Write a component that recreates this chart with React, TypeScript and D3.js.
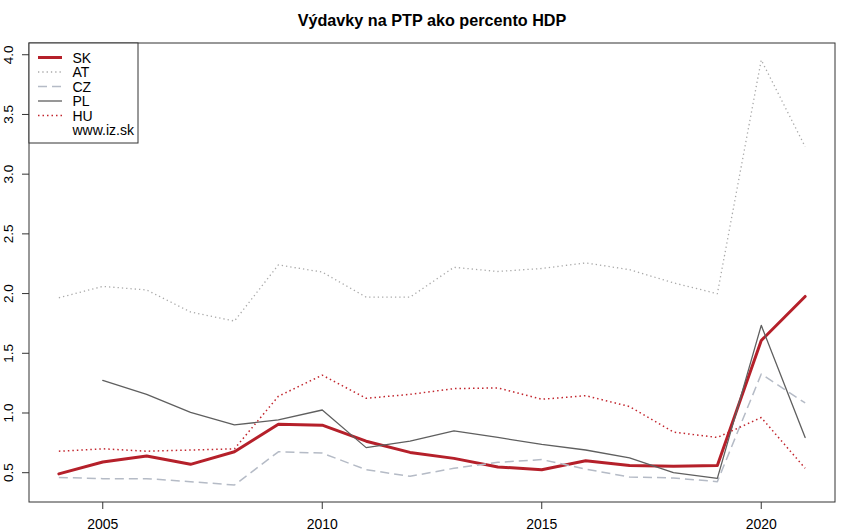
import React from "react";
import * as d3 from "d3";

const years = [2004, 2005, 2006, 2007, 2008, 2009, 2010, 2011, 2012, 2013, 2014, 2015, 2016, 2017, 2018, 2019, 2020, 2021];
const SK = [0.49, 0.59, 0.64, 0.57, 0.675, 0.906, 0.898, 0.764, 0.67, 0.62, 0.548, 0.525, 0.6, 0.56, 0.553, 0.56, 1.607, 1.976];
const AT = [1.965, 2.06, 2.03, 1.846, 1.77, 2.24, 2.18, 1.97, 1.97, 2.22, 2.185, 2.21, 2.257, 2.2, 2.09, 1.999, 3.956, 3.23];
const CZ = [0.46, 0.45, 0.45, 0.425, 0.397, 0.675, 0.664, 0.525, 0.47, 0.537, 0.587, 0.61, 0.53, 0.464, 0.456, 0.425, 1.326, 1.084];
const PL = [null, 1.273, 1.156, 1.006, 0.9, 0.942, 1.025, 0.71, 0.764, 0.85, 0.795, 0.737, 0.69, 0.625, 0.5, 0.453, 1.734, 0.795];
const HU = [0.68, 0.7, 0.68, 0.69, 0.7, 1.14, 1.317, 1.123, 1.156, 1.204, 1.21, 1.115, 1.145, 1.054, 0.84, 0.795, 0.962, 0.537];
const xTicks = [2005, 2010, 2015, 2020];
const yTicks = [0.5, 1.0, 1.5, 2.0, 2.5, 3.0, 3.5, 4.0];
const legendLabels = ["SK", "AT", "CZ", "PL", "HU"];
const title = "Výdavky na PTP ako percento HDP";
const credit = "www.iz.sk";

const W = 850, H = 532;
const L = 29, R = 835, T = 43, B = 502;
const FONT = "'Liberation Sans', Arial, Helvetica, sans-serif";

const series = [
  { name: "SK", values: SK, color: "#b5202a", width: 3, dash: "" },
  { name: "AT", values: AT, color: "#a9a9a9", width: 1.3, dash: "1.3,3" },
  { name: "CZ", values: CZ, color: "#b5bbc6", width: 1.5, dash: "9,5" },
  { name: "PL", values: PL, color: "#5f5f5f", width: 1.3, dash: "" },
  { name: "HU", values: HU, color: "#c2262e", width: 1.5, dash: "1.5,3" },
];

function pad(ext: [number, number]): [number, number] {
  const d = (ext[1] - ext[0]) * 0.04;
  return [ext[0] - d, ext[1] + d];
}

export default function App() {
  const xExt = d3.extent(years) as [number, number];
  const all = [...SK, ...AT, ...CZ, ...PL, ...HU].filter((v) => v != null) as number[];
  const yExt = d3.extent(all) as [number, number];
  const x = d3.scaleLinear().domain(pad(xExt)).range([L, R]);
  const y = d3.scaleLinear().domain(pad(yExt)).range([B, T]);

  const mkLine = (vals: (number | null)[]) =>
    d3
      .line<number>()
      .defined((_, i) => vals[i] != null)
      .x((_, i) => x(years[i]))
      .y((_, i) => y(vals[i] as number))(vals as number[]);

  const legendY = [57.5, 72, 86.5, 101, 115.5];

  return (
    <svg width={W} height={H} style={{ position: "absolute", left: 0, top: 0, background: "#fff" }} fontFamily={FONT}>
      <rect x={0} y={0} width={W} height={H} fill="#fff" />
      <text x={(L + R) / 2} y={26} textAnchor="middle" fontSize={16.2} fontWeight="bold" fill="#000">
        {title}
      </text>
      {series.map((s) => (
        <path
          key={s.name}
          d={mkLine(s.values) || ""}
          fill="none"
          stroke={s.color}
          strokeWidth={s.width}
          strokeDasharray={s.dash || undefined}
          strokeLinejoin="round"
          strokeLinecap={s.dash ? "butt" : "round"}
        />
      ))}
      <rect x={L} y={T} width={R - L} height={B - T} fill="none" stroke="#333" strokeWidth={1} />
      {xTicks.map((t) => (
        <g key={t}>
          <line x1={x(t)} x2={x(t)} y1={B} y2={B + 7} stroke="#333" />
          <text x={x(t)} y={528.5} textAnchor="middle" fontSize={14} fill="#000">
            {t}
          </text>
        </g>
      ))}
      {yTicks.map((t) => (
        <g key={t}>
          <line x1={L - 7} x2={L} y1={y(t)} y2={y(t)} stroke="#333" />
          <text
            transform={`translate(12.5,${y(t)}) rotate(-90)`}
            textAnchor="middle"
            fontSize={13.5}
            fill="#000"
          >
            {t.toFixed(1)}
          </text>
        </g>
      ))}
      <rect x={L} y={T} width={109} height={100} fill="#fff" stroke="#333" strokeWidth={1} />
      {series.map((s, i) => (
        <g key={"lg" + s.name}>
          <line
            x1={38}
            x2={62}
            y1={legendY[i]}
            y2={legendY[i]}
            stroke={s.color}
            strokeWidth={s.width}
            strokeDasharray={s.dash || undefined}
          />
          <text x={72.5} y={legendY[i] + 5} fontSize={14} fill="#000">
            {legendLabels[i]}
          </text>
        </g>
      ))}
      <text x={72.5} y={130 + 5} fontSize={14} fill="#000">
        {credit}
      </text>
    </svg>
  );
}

---*---

* What needs to be done: Leaving out the pictures, repeat the data above exactly.

* Written answer:
Write a component that recreates this chart with React, TypeScript and D3.js.
import React from "react";
import * as d3 from "d3";

const years = [2004, 2005, 2006, 2007, 2008, 2009, 2010, 2011, 2012, 2013, 2014, 2015, 2016, 2017, 2018, 2019, 2020, 2021];
const SK = [0.49, 0.59, 0.64, 0.57, 0.675, 0.906, 0.898, 0.764, 0.67, 0.62, 0.548, 0.525, 0.6, 0.56, 0.553, 0.56, 1.607, 1.976];
const AT = [1.965, 2.06, 2.03, 1.846, 1.77, 2.24, 2.18, 1.97, 1.97, 2.22, 2.185, 2.21, 2.257, 2.2, 2.09, 1.999, 3.956, 3.23];
const CZ = [0.46, 0.45, 0.45, 0.425, 0.397, 0.675, 0.664, 0.525, 0.47, 0.537, 0.587, 0.61, 0.53, 0.464, 0.456, 0.425, 1.326, 1.084];
const PL = [null, 1.273, 1.156, 1.006, 0.9, 0.942, 1.025, 0.71, 0.764, 0.85, 0.795, 0.737, 0.69, 0.625, 0.5, 0.453, 1.734, 0.795];
const HU = [0.68, 0.7, 0.68, 0.69, 0.7, 1.14, 1.317, 1.123, 1.156, 1.204, 1.21, 1.115, 1.145, 1.054, 0.84, 0.795, 0.962, 0.537];
const xTicks = [2005, 2010, 2015, 2020];
const yTicks = [0.5, 1.0, 1.5, 2.0, 2.5, 3.0, 3.5, 4.0];
const legendLabels = ["SK", "AT", "CZ", "PL", "HU"];
const title = "Výdavky na PTP ako percento HDP";
const credit = "www.iz.sk";

const W = 850, H = 532;
const L = 29, R = 835, T = 43, B = 502;
const FONT = "'Liberation Sans', Arial, Helvetica, sans-serif";

const series = [
  { name: "SK", values: SK, color: "#b5202a", width: 3, dash: "" },
  { name: "AT", values: AT, color: "#a9a9a9", width: 1.3, dash: "1.3,3" },
  { name: "CZ", values: CZ, color: "#b5bbc6", width: 1.5, dash: "9,5" },
  { name: "PL", values: PL, color: "#5f5f5f", width: 1.3, dash: "" },
  { name: "HU", values: HU, color: "#c2262e", width: 1.5, dash: "1.5,3" },
];

function pad(ext: [number, number]): [number, number] {
  const d = (ext[1] - ext[0]) * 0.04;
  return [ext[0] - d, ext[1] + d];
}

export default function App() {
  const xExt = d3.extent(years) as [number, number];
  const all = [...SK, ...AT, ...CZ, ...PL, ...HU].filter((v) => v != null) as number[];
  const yExt = d3.extent(all) as [number, number];
  const x = d3.scaleLinear().domain(pad(xExt)).range([L, R]);
  const y = d3.scaleLinear().domain(pad(yExt)).range([B, T]);

  const mkLine = (vals: (number | null)[]) =>
    d3
      .line<number>()
      .defined((_, i) => vals[i] != null)
      .x((_, i) => x(years[i]))
      .y((_, i) => y(vals[i] as number))(vals as number[]);

  const legendY = [57.5, 72, 86.5, 101, 115.5];

  return (
    <svg width={W} height={H} style={{ position: "absolute", left: 0, top: 0, background: "#fff" }} fontFamily={FONT}>
      <rect x={0} y={0} width={W} height={H} fill="#fff" />
      <text x={(L + R) / 2} y={26} textAnchor="middle" fontSize={16.2} fontWeight="bold" fill="#000">
        {title}
      </text>
      {series.map((s) => (
        <path
          key={s.name}
          d={mkLine(s.values) || ""}
          fill="none"
          stroke={s.color}
          strokeWidth={s.width}
          strokeDasharray={s.dash || undefined}
          strokeLinejoin="round"
          strokeLinecap={s.dash ? "butt" : "round"}
        />
      ))}
      <rect x={L} y={T} width={R - L} height={B - T} fill="none" stroke="#333" strokeWidth={1} />
      {xTicks.map((t) => (
        <g key={t}>
          <line x1={x(t)} x2={x(t)} y1={B} y2={B + 7} stroke="#333" />
          <text x={x(t)} y={528.5} textAnchor="middle" fontSize={14} fill="#000">
            {t}
          </text>
        </g>
      ))}
      {yTicks.map((t) => (
        <g key={t}>
          <line x1={L - 7} x2={L} y1={y(t)} y2={y(t)} stroke="#333" />
          <text
            transform={`translate(12.5,${y(t)}) rotate(-90)`}
            textAnchor="middle"
            fontSize={13.5}
            fill="#000"
          >
            {t.toFixed(1)}
          </text>
        </g>
      ))}
      <rect x={L} y={T} width={109} height={100} fill="#fff" stroke="#333" strokeWidth={1} />
      {series.map((s, i) => (
        <g key={"lg" + s.name}>
          <line
            x1={38}
            x2={62}
            y1={legendY[i]}
            y2={legendY[i]}
            stroke={s.color}
            strokeWidth={s.width}
            strokeDasharray={s.dash || undefined}
          />
          <text x={72.5} y={legendY[i] + 5} fontSize={14} fill="#000">
            {legendLabels[i]}
          </text>
        </g>
      ))}
      <text x={72.5} y={130 + 5} fontSize={14} fill="#000">
        {credit}
      </text>
    </svg>
  );
}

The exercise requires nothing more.